Working magic in the lab

Peter Lehmann Wines’ laboratory manager, Darren Schutz with his award winning team, Brie Lowke, Sarah Rohrlach and Christine Batten.

Well known in the Barossa for his performances as a talented magician, it seems Darren Schutz is also weaving magic in his day job.

The laboratory manager has worked for Peter Lehmann Wines for the past 32 years and is thrilled to have led his team to winning the “Patrick Iland Laboratory of the Year” award for the second time in three years.

Recognising the best performing laboratory in the Interwinery Analysis Group proficiency testing programme, “IWAG” was founded in the Barossa back in 1983 with just 7 wineries. Today there are more than 200 members representing every winemaking region in Australia as well as New Zealand, South Africa, the United States and France and is touted as the largest proficiency testing organisation of its type in the world.

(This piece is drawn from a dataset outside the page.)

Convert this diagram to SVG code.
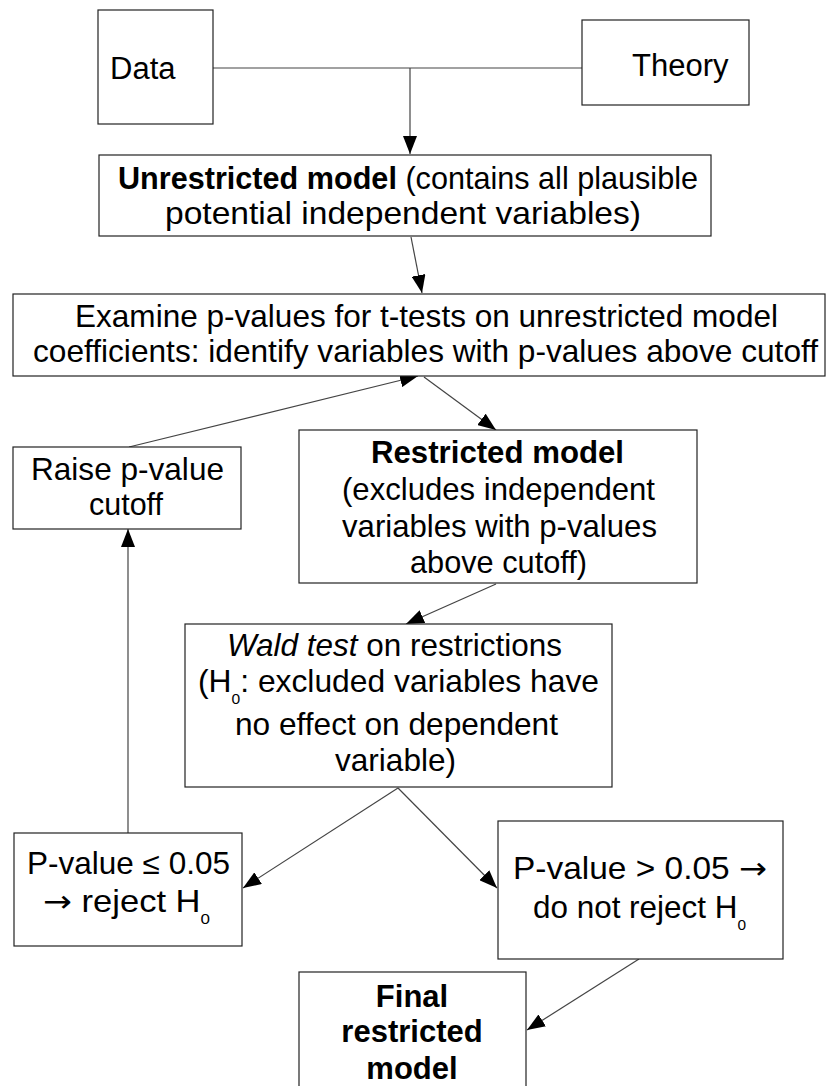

But it has only been in the past 5 years that an award has been presented to the top lab.

 “There are so many awards out there for winemakers and wineries and so many classes in wine shows, so the committee of this group decided they should recognise the best performing lab,” Darren said.

Along with laboratory technicians, Brie Lowke, a lab veteran of 10 years; Sarah Rohrlach, 5 years and latest recruit, Christine Batten, three vintages, the team maintain the high level of care and attention to detail Darren says is key to achieving their outstanding results. 

“There’s an element of luck to win it once but to win it twice just cements for us that it’s not just luck,” Darren said.

“This achievement is a testament to our accuracy and consistency….it validates the work we do every day; our internal checks, calibrations, methods and procedures.

“It’s all part of the role the lab plays in making sure that every wine produced at Peter Lehmann Wines is as good as it possibly can be.”

Six times a year, member labs are sent two bottles of wine marked ‘A’ and ‘B’ to analyse.

“Everyone’s wine is the same and we send in our results. That’s tabulated and we receive a report back so we can see where we sit among the group – it’s all anonymous,” Darren
explained.

“To win, you have to be consistently accurate over those six testing times…how close you are to the mean for five core tests that pretty much every wine lab does.”

For Darren, it’s a win for the quiet achievers working in a crucial area of the industry which is often considered the “unromantic” side of winemaking.

“The lab is the nerve centre of the winery,” he said.

“When anything happens to any wine, a sample comes into the lab to check and pass. It’s quality control and we pick things up before it becomes a problem.” 

Casella Family Wines group also holds the PLW lab in high esteem.

“When they bought us, they had no idea of who we were, or the quality of our results,” Darren
said.

“Now, for them to say let’s get a second opinion from the Lehmann’s lab is massive for us…they have respect for what we do and our results.”